* [Collected material]
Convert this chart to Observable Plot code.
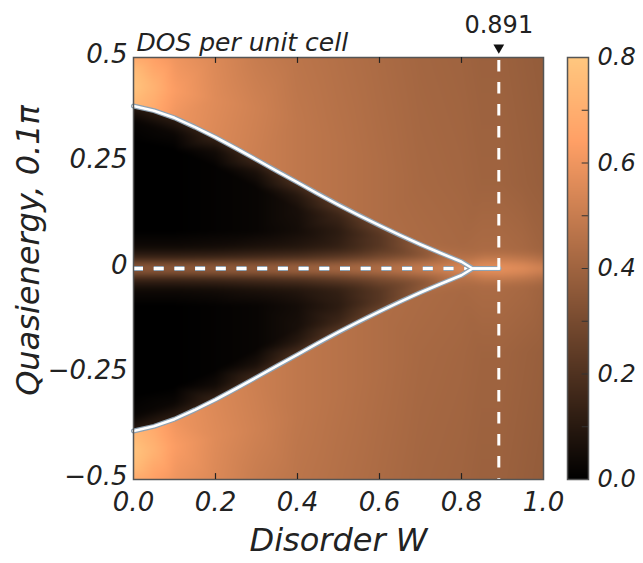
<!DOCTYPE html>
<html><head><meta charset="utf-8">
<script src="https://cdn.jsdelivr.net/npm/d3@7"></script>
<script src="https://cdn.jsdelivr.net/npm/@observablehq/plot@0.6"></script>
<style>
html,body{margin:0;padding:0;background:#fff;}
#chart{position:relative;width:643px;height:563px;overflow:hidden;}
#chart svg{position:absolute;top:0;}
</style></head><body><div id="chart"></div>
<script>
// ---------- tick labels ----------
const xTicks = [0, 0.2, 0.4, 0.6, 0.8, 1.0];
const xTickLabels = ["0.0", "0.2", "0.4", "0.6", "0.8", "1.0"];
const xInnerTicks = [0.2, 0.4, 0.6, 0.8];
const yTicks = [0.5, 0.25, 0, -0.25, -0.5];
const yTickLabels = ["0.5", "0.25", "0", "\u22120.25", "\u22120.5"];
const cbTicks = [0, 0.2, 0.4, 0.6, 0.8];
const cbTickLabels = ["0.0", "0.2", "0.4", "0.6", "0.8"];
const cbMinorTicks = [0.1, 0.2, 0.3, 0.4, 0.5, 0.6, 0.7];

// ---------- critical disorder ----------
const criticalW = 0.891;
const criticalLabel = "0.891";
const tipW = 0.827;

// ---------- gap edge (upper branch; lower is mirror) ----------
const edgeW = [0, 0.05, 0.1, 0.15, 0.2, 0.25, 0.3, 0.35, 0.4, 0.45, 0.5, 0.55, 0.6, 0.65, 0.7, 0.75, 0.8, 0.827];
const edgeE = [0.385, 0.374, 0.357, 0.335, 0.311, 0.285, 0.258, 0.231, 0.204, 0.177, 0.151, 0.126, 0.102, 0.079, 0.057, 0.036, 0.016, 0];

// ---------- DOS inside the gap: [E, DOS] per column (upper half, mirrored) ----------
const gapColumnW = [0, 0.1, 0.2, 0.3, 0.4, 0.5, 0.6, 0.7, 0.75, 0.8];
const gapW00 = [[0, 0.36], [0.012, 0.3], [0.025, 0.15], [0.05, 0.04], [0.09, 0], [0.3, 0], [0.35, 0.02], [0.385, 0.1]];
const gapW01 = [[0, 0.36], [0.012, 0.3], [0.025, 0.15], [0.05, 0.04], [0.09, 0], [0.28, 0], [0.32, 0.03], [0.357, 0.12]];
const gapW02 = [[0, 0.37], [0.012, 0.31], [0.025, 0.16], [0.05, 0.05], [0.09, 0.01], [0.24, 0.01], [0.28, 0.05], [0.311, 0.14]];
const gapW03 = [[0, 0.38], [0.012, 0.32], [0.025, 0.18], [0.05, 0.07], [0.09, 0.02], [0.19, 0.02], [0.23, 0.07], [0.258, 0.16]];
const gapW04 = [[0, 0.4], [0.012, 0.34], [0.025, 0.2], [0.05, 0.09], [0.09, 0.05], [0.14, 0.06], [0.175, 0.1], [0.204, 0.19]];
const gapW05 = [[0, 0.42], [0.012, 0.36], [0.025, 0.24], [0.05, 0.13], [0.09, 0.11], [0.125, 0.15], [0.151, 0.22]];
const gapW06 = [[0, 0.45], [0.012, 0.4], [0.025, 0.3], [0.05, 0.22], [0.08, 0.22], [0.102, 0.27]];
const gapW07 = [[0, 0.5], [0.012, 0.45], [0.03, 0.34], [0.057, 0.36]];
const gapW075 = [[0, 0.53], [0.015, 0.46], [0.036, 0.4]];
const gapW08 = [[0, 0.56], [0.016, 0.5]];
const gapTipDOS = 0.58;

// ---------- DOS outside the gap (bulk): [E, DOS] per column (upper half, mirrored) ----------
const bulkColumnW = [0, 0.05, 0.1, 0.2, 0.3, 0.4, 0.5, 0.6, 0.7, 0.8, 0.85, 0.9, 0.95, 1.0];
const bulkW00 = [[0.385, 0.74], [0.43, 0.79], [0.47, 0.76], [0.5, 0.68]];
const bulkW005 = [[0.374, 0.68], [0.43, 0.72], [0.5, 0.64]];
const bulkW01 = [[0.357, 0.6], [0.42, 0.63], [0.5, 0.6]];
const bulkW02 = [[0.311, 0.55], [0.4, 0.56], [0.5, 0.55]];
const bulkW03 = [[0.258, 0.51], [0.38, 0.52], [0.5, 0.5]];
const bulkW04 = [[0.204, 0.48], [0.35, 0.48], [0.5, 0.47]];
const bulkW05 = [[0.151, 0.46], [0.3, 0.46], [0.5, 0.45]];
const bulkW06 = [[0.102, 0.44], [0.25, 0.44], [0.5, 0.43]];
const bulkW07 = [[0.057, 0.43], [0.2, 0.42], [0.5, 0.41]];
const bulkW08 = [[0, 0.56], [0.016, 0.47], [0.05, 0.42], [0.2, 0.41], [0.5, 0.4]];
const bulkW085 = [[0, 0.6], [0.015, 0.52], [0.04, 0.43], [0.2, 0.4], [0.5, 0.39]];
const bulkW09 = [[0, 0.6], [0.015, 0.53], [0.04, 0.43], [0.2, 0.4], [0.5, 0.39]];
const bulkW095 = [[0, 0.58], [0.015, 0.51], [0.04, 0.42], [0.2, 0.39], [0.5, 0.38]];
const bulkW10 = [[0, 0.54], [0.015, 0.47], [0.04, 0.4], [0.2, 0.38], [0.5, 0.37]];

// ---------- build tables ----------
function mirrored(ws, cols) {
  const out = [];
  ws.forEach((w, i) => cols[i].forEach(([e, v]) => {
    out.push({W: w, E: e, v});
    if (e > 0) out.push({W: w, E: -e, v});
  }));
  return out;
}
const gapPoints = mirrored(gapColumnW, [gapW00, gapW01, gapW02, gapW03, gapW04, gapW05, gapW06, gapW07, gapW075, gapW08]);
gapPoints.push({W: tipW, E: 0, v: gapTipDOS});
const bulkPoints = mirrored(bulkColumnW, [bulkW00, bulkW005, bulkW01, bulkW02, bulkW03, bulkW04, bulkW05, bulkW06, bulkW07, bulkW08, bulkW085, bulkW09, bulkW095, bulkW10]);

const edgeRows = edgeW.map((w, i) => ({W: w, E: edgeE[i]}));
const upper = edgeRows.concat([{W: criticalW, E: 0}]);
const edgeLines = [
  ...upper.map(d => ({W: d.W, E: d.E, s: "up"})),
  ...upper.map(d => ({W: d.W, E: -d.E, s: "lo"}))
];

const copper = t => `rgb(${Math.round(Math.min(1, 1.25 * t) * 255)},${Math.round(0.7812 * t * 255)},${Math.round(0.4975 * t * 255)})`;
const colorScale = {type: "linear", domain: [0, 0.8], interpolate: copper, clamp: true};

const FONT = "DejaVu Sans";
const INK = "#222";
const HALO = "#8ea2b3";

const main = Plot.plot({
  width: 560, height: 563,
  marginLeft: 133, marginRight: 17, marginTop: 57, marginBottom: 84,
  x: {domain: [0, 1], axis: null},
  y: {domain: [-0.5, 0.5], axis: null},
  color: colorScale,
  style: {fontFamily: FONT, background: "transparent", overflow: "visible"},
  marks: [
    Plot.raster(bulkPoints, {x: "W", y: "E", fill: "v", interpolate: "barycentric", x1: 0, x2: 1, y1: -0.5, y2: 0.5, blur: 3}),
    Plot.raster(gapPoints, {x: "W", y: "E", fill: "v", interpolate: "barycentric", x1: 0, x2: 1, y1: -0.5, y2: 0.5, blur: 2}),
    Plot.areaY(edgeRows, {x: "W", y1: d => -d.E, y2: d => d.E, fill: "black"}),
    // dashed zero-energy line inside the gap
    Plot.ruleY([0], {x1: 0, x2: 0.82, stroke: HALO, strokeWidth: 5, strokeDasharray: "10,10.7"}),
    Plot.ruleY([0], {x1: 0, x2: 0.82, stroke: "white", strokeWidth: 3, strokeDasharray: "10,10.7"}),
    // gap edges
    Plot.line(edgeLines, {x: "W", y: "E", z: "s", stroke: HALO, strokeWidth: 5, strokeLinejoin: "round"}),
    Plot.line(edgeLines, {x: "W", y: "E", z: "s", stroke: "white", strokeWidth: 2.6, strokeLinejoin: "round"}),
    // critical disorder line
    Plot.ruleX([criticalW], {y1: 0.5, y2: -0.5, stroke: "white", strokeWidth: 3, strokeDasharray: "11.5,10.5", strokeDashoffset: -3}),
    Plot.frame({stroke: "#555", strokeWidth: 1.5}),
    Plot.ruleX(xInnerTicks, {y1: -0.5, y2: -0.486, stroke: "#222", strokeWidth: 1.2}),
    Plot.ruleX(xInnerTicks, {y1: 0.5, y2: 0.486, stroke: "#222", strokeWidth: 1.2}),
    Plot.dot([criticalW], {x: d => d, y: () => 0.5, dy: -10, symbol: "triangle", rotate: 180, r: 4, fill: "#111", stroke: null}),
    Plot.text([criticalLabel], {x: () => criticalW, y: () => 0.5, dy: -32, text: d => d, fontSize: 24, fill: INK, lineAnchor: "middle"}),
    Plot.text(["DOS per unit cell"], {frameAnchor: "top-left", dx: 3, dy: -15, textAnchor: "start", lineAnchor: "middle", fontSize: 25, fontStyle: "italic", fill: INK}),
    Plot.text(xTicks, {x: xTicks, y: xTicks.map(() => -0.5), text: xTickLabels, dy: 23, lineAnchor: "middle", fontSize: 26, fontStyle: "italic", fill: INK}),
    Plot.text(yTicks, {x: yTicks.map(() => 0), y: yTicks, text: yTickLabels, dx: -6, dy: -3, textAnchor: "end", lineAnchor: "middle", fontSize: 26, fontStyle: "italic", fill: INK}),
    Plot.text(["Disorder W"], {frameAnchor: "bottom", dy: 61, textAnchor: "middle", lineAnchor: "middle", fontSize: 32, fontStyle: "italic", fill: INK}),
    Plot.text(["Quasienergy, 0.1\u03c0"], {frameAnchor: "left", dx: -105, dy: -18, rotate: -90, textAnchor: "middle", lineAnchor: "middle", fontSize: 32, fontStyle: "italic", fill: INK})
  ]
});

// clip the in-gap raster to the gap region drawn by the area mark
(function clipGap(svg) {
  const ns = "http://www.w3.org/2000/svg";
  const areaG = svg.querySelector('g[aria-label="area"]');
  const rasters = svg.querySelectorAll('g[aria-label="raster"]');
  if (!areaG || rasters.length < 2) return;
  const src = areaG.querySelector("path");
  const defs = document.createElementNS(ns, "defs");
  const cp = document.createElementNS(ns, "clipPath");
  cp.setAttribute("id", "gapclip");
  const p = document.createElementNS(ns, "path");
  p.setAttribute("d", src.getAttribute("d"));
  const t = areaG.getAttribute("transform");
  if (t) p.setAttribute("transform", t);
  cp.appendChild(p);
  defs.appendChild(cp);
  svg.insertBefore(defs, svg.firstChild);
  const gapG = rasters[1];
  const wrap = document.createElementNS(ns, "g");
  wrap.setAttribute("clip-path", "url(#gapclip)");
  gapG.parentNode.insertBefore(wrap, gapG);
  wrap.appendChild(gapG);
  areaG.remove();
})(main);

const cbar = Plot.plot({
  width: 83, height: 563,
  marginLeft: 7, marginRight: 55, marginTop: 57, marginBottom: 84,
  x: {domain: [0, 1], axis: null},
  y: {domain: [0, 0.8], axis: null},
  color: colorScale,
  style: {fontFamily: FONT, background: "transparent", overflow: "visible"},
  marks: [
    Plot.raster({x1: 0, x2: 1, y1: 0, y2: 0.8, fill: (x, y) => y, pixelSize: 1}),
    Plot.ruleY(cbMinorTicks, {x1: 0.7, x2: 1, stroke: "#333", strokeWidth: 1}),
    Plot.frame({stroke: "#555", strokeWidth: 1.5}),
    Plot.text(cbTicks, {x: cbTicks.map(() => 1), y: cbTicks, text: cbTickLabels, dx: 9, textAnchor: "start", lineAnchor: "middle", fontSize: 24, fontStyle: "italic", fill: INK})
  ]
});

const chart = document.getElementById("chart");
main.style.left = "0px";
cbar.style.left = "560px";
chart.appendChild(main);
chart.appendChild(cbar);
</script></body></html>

* [Task directions] Skip the pictures, please, and transcribe only the lines from the beginning of the material through the one that contains "0.036, 0.016, 0];".

* [Solution to this problem]
Convert this chart to Observable Plot code.
<!DOCTYPE html>
<html><head><meta charset="utf-8">
<script src="https://cdn.jsdelivr.net/npm/d3@7"></script>
<script src="https://cdn.jsdelivr.net/npm/@observablehq/plot@0.6"></script>
<style>
html,body{margin:0;padding:0;background:#fff;}
#chart{position:relative;width:643px;height:563px;overflow:hidden;}
#chart svg{position:absolute;top:0;}
</style></head><body><div id="chart"></div>
<script>
// ---------- tick labels ----------
const xTicks = [0, 0.2, 0.4, 0.6, 0.8, 1.0];
const xTickLabels = ["0.0", "0.2", "0.4", "0.6", "0.8", "1.0"];
const xInnerTicks = [0.2, 0.4, 0.6, 0.8];
const yTicks = [0.5, 0.25, 0, -0.25, -0.5];
const yTickLabels = ["0.5", "0.25", "0", "\u22120.25", "\u22120.5"];
const cbTicks = [0, 0.2, 0.4, 0.6, 0.8];
const cbTickLabels = ["0.0", "0.2", "0.4", "0.6", "0.8"];
const cbMinorTicks = [0.1, 0.2, 0.3, 0.4, 0.5, 0.6, 0.7];

// ---------- critical disorder ----------
const criticalW = 0.891;
const criticalLabel = "0.891";
const tipW = 0.827;

// ---------- gap edge (upper branch; lower is mirror) ----------
const edgeW = [0, 0.05, 0.1, 0.15, 0.2, 0.25, 0.3, 0.35, 0.4, 0.45, 0.5, 0.55, 0.6, 0.65, 0.7, 0.75, 0.8, 0.827];
const edgeE = [0.385, 0.374, 0.357, 0.335, 0.311, 0.285, 0.258, 0.231, 0.204, 0.177, 0.151, 0.126, 0.102, 0.079, 0.057, 0.036, 0.016, 0];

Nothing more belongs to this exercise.